| Data section |

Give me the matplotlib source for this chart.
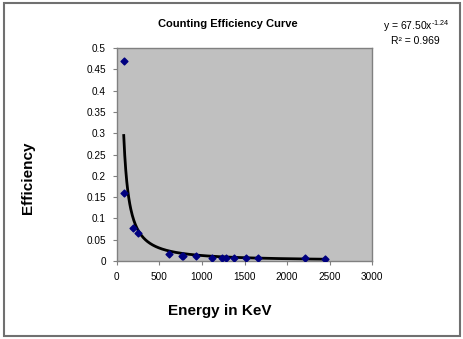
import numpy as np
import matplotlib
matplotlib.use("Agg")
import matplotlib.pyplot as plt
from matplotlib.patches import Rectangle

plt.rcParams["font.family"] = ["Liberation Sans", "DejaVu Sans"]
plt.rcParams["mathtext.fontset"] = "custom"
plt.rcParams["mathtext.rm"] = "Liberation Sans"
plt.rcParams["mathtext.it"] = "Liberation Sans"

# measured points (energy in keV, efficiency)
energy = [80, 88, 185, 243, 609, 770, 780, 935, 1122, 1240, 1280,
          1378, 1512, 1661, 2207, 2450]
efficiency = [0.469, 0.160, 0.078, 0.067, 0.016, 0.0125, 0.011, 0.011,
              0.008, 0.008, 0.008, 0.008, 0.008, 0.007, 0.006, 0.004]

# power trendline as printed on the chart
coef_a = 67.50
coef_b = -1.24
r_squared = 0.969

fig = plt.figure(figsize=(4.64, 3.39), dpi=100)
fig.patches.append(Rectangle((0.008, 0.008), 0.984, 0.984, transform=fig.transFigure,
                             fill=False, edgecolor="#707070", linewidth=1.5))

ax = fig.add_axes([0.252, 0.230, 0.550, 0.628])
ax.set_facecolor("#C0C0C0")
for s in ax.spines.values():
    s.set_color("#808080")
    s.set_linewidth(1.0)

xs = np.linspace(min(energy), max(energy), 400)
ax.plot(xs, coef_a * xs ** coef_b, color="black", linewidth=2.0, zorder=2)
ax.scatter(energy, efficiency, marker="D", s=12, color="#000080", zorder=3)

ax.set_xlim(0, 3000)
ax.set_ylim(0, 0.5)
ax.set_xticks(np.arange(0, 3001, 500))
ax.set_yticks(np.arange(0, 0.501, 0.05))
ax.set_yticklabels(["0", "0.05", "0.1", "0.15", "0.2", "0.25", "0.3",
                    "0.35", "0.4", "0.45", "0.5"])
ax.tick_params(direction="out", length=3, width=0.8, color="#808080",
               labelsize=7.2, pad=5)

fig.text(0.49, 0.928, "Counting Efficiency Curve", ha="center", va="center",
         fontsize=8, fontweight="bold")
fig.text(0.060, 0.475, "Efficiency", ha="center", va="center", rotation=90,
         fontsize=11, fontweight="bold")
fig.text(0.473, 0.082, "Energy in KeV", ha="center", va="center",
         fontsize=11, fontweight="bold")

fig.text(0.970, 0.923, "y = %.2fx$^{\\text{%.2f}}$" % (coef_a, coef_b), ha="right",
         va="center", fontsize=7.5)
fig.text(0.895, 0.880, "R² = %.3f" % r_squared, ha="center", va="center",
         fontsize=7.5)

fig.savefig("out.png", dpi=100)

| Problem description |
Do not copy the pictures, but repeat every line exactly.

| Written response |
Give me the matplotlib source for this chart.
import numpy as np
import matplotlib
matplotlib.use("Agg")
import matplotlib.pyplot as plt
from matplotlib.patches import Rectangle

plt.rcParams["font.family"] = ["Liberation Sans", "DejaVu Sans"]
plt.rcParams["mathtext.fontset"] = "custom"
plt.rcParams["mathtext.rm"] = "Liberation Sans"
plt.rcParams["mathtext.it"] = "Liberation Sans"

# measured points (energy in keV, efficiency)
energy = [80, 88, 185, 243, 609, 770, 780, 935, 1122, 1240, 1280,
          1378, 1512, 1661, 2207, 2450]
efficiency = [0.469, 0.160, 0.078, 0.067, 0.016, 0.0125, 0.011, 0.011,
              0.008, 0.008, 0.008, 0.008, 0.008, 0.007, 0.006, 0.004]

# power trendline as printed on the chart
coef_a = 67.50
coef_b = -1.24
r_squared = 0.969

fig = plt.figure(figsize=(4.64, 3.39), dpi=100)
fig.patches.append(Rectangle((0.008, 0.008), 0.984, 0.984, transform=fig.transFigure,
                             fill=False, edgecolor="#707070", linewidth=1.5))

ax = fig.add_axes([0.252, 0.230, 0.550, 0.628])
ax.set_facecolor("#C0C0C0")
for s in ax.spines.values():
    s.set_color("#808080")
    s.set_linewidth(1.0)

xs = np.linspace(min(energy), max(energy), 400)
ax.plot(xs, coef_a * xs ** coef_b, color="black", linewidth=2.0, zorder=2)
ax.scatter(energy, efficiency, marker="D", s=12, color="#000080", zorder=3)

ax.set_xlim(0, 3000)
ax.set_ylim(0, 0.5)
ax.set_xticks(np.arange(0, 3001, 500))
ax.set_yticks(np.arange(0, 0.501, 0.05))
ax.set_yticklabels(["0", "0.05", "0.1", "0.15", "0.2", "0.25", "0.3",
                    "0.35", "0.4", "0.45", "0.5"])
ax.tick_params(direction="out", length=3, width=0.8, color="#808080",
               labelsize=7.2, pad=5)

fig.text(0.49, 0.928, "Counting Efficiency Curve", ha="center", va="center",
         fontsize=8, fontweight="bold")
fig.text(0.060, 0.475, "Efficiency", ha="center", va="center", rotation=90,
         fontsize=11, fontweight="bold")
fig.text(0.473, 0.082, "Energy in KeV", ha="center", va="center",
         fontsize=11, fontweight="bold")

fig.text(0.970, 0.923, "y = %.2fx$^{\\text{%.2f}}$" % (coef_a, coef_b), ha="right",
         va="center", fontsize=7.5)
fig.text(0.895, 0.880, "R² = %.3f" % r_squared, ha="center", va="center",
         fontsize=7.5)

fig.savefig("out.png", dpi=100)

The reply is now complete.